Extract the lines from the start through the line that holds "47.3, 46.75, 46.2]", both included, omitting all images.
** Start of Given data **
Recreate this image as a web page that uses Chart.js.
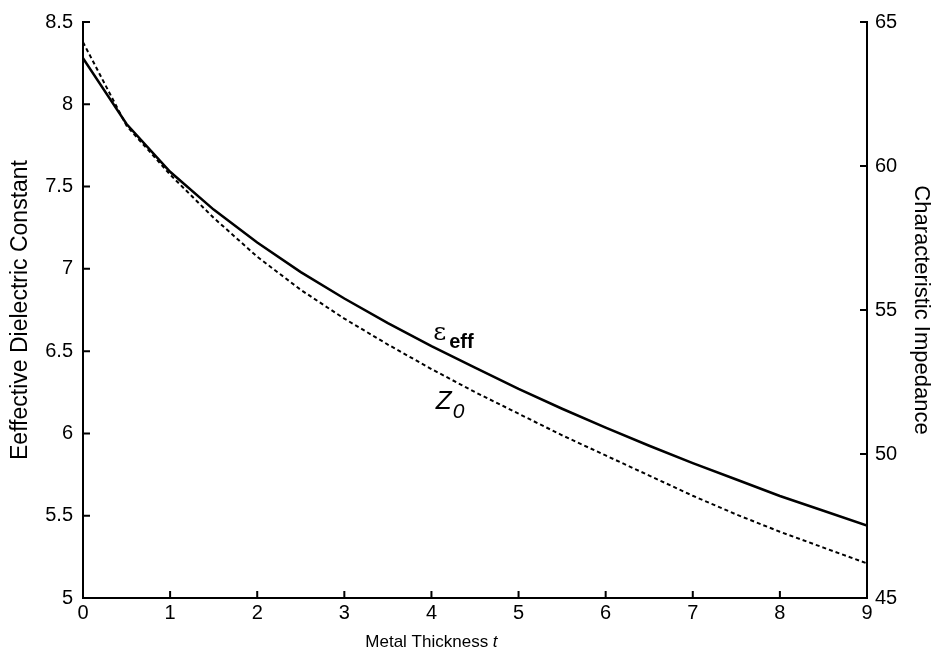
<!DOCTYPE html>
<html>
<head>
<meta charset="utf-8">
<script src="https://cdn.jsdelivr.net/npm/chart.js@4.4.0/dist/chart.umd.min.js"></script>
<style>
  html, body { margin: 0; padding: 0; background: #fff; }
</style>
</head>
<body>
<canvas id="mainChart" width="935" height="661"></canvas>
<script>
// dati
const thickness = [0, 0.5, 1, 1.5, 2, 2.5, 3, 3.5, 4, 4.5, 5, 5.5, 6, 6.5, 7, 7.5, 8, 8.5, 9]
const epsEff = [8.28, 7.88, 7.59, 7.36, 7.16, 6.98, 6.82, 6.67, 6.53, 6.40, 6.27, 6.15, 6.035, 5.925, 5.82, 5.72, 5.62, 5.53, 5.44]
const z0 = [64.3, 61.4, 59.7, 58.2, 56.85, 55.7, 54.7, 53.8, 52.95, 52.15, 51.4, 50.65, 49.95, 49.25, 48.55, 47.9, 47.3, 46.75, 46.2]

const fontFam = "'Liberation Sans', Arial, sans-serif"
const tickFont = { family: fontFam, size: 20 }

// tacche verso l'interno + etichette delle curve + titolo asse x con t corsivo
const extras = {
  id: 'extras',
  afterDraw(chart) {
    const { ctx, chartArea: a, scales } = chart
    const { x, y, y1 } = scales
    ctx.save()
    ctx.strokeStyle = '#000'
    ctx.lineWidth = 2
    ctx.beginPath()
    x.ticks.forEach(t => {
      const px = x.getPixelForValue(t.value)
      ctx.moveTo(px, a.bottom)
      ctx.lineTo(px, a.bottom - 7)
    })
    y.ticks.forEach(t => {
      const py = y.getPixelForValue(t.value)
      ctx.moveTo(a.left, py)
      ctx.lineTo(a.left + 7, py)
    })
    y1.ticks.forEach(t => {
      const py = y1.getPixelForValue(t.value)
      ctx.moveTo(a.right, py)
      ctx.lineTo(a.right - 7, py)
    })
    ctx.stroke()

    ctx.fillStyle = '#000'
    ctx.textBaseline = 'alphabetic'
    ctx.textAlign = 'left'
    // epsilon_eff
    let lx = x.getPixelForValue(4.02)
    let ly = y.getPixelForValue(6.57)
    ctx.font = "25px 'DejaVu Serif', serif"
    ctx.fillText('\u03b5', lx, ly)
    ctx.font = "bold 20px " + fontFam
    ctx.fillText('eff', lx + 16, ly + 8)
    // Z_0
    lx = x.getPixelForValue(4.05)
    ly = y.getPixelForValue(6.15)
    ctx.font = "italic 26px " + fontFam
    ctx.fillText('Z', lx, ly)
    ctx.font = "italic 21px " + fontFam
    ctx.fillText('0', lx + 17, ly + 9)

    // titolo asse x (centrato sotto la tacca 4 come nell'originale)
    const part1 = 'Metal Thickness '
    ctx.font = "17px " + fontFam
    const w1 = ctx.measureText(part1).width
    ctx.font = "italic 17px " + fontFam
    const w2 = ctx.measureText('t').width
    const cx = x.getPixelForValue(4.0)
    const sx = cx - (w1 + w2) / 2
    ctx.font = "17px " + fontFam
    ctx.fillText(part1, sx, 647)
    ctx.font = "italic 17px " + fontFam
    ctx.fillText('t', sx + w1, 647)
    ctx.restore()
  }
}

const chart = document.getElementById('mainChart')

new Chart(chart, {
  type: 'line',
  data: {
    labels: thickness,
    datasets: [
      {
        label: 'eps_eff',
        data: thickness.map((t, i) => ({ x: t, y: epsEff[i] })),
        yAxisID: 'y',
        borderColor: '#000',
        borderWidth: 2.5,
        pointRadius: 0,
        tension: 0,
      },
      {
        label: 'Z0',
        data: thickness.map((t, i) => ({ x: t, y: z0[i] })),
        yAxisID: 'y1',
        borderColor: '#000',
        borderWidth: 2,
        borderDash: [4, 3],
        pointRadius: 0,
        tension: 0,
      },
    ],
  },
  options: {
    responsive: false,
    animation: false,
    layout: { padding: { top: 22, left: 0, right: 0, bottom: 0 } },
    plugins: {
      legend: { display: false },
      tooltip: { enabled: false },
    },
    scales: {
      x: {
        type: 'linear',
        min: 0,
        max: 9,
        afterFit: s => { s.height = 63 },
        grid: { drawOnChartArea: false, drawTicks: false },
        border: { color: '#000', width: 2 },
        ticks: { stepSize: 1, color: '#000', font: tickFont, padding: 3, maxRotation: 0 },
      },
      y: {
        position: 'left',
        min: 5,
        max: 8.5,
        afterFit: s => { s.width = 83 },
        grid: { drawOnChartArea: false, drawTicks: false },
        border: { color: '#000', width: 2 },
        ticks: { stepSize: 0.5, color: '#000', font: tickFont, padding: 10, callback: v => `${v}` },
        title: { display: true, text: 'Eeffective Dielectric Constant', color: '#000', font: { family: fontFam, size: 23 }, padding: { top: 7, bottom: 0 } },
      },
      y1: {
        position: 'right',
        min: 45,
        max: 65,
        afterFit: s => { s.width = 68 },
        grid: { drawOnChartArea: false, drawTicks: false },
        border: { color: '#000', width: 2 },
        ticks: { stepSize: 5, color: '#000', font: tickFont, padding: 8 },
        title: { display: true, text: 'Characteristic Impedance', color: '#000', font: { family: fontFam, size: 22 }, padding: { top: 1, bottom: 0 } },
      },
    },
  },
  plugins: [extras],
})
</script>
</body>
</html>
** End of Given data **
Output of the task:
Recreate this image as a web page that uses Chart.js.
<!DOCTYPE html>
<html>
<head>
<meta charset="utf-8">
<script src="https://cdn.jsdelivr.net/npm/chart.js@4.4.0/dist/chart.umd.min.js"></script>
<style>
  html, body { margin: 0; padding: 0; background: #fff; }
</style>
</head>
<body>
<canvas id="mainChart" width="935" height="661"></canvas>
<script>
// dati
const thickness = [0, 0.5, 1, 1.5, 2, 2.5, 3, 3.5, 4, 4.5, 5, 5.5, 6, 6.5, 7, 7.5, 8, 8.5, 9]
const epsEff = [8.28, 7.88, 7.59, 7.36, 7.16, 6.98, 6.82, 6.67, 6.53, 6.40, 6.27, 6.15, 6.035, 5.925, 5.82, 5.72, 5.62, 5.53, 5.44]
const z0 = [64.3, 61.4, 59.7, 58.2, 56.85, 55.7, 54.7, 53.8, 52.95, 52.15, 51.4, 50.65, 49.95, 49.25, 48.55, 47.9, 47.3, 46.75, 46.2]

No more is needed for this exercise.